Originally Posted by
big sky brad
In the late 50s Joey did a job for Joseph Profaci, one of the heads of the Five Families, the crime families that controlled the mafia in New York.
The Profaci crime family was organized in 1928, the last of the Five Families to be organized.
And Joey's cut for the job was supposed to be $100,000 dollars, but Profaci stiffed him.
So, Joey went after Profaci, but Profaci acted first.
He had a soldier, John Scimone, join the Gallo gang as a spy and Scimone set up the murder of Joseph "Joe Jelly" Gioelli, who was one of Gallo's top enforcers and biggest hitters.
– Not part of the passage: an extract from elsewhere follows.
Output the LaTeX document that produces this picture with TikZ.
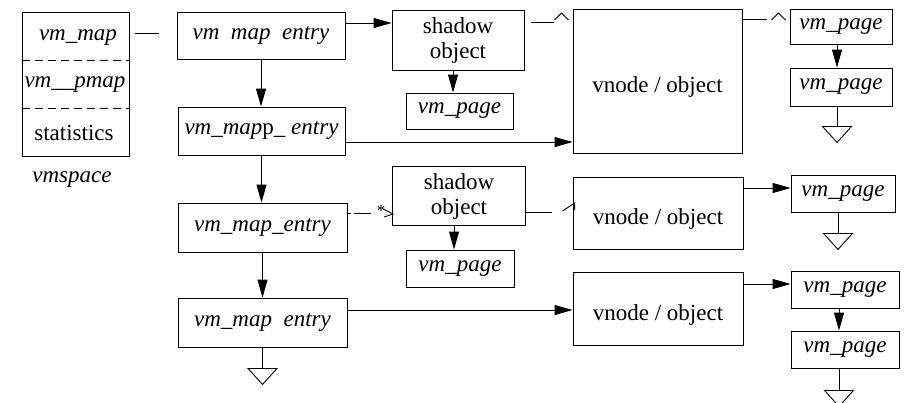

Profaci gunmen kidnapped Gioelli and took him out on Sheepshead Bay in Brooklyn in a fishing boat.
Once on the water, Gioelli was shot and dismembered.
His clothing was stuffed with dead fish and thrown in front of an auto shop frequented by the Gallo gang.
This was the impetus for the "he sleeps with the fishes" scene in the movie, The Godfather, part I.
Profaci also tried to have Larry killed by luring him to a meeting at the Sahara Lounge, a Brooklyn supper club, where he would be strangled with a garrote, but a police officer just happened to walk into the club during the attempt to strangle Larry and interrupted the murder.
That scene was later recreated in the movie The Godfather, Part II.
Larry bore a horrible around his neck for the rest of his life as a result of being nearly strangled to death.
Joey wound up going to the can for 10 years in 1961 for extortion when a restaurant owner told the feds that Joey was trying to put the squeeze on him for some spending dough. With Profaci's men trying to kill Joey every chance they could get, Joey had a hard time making any money running his old rackets. So, Joey tried to raise some quick cash by squeezing some of the profits out of the pockets of a popular restaurant owner located in Brooklyn. Joey had already threatened the restaurant owner in a previous meeting, but the owner took his threat personally as he was Italian himself, and he didn't think he should have to give in to Joey's demands.
So the feds told the restaurant owner to set up another meeting with Joey. Then when the owner told Joey that he would need some time to think about giving him some money, Joey replied, "sure, take the next 3 months recuperating in the hospital to think about it on me" and the feds got Joey's threat on tape of him telling the owner that.
After Joey got out of the big house, he went right back to business. Profaci was dead by then, but Joey still wanted his cut of the deal he had made with Profaci, $100,000 dollars. Profaci's crime family had become the Columbo crime family by the time Joey got out of prison. So, Joey went after Joeseph Columbo, the head of the family.
Columbo was a little nutty. He started an Italian anti-defamation league and ran it himself. The other heads of the crime families didn't like the publicity yet Columbo thrived on it, complaining about how the Godfather movie, which had been released that year, made all Italians look bad. Joey hired a photographer named Jerome Johnson to go to one of Columbo's rallys and kill Columbo. Johnson shot Columbo 3 times in board daylight at the rally and was quickly gunned down by Columbo's body guards. But, even though there was no obvious link to Gallo, he was the one most people, even the police said had orchestrated the hit on Columbo. So the word was put on the street, and before the end of April 1972, Gallo was shot dead.
Eating at a restaurant at 3 AM in the morning, celebrating his 43rd birthday.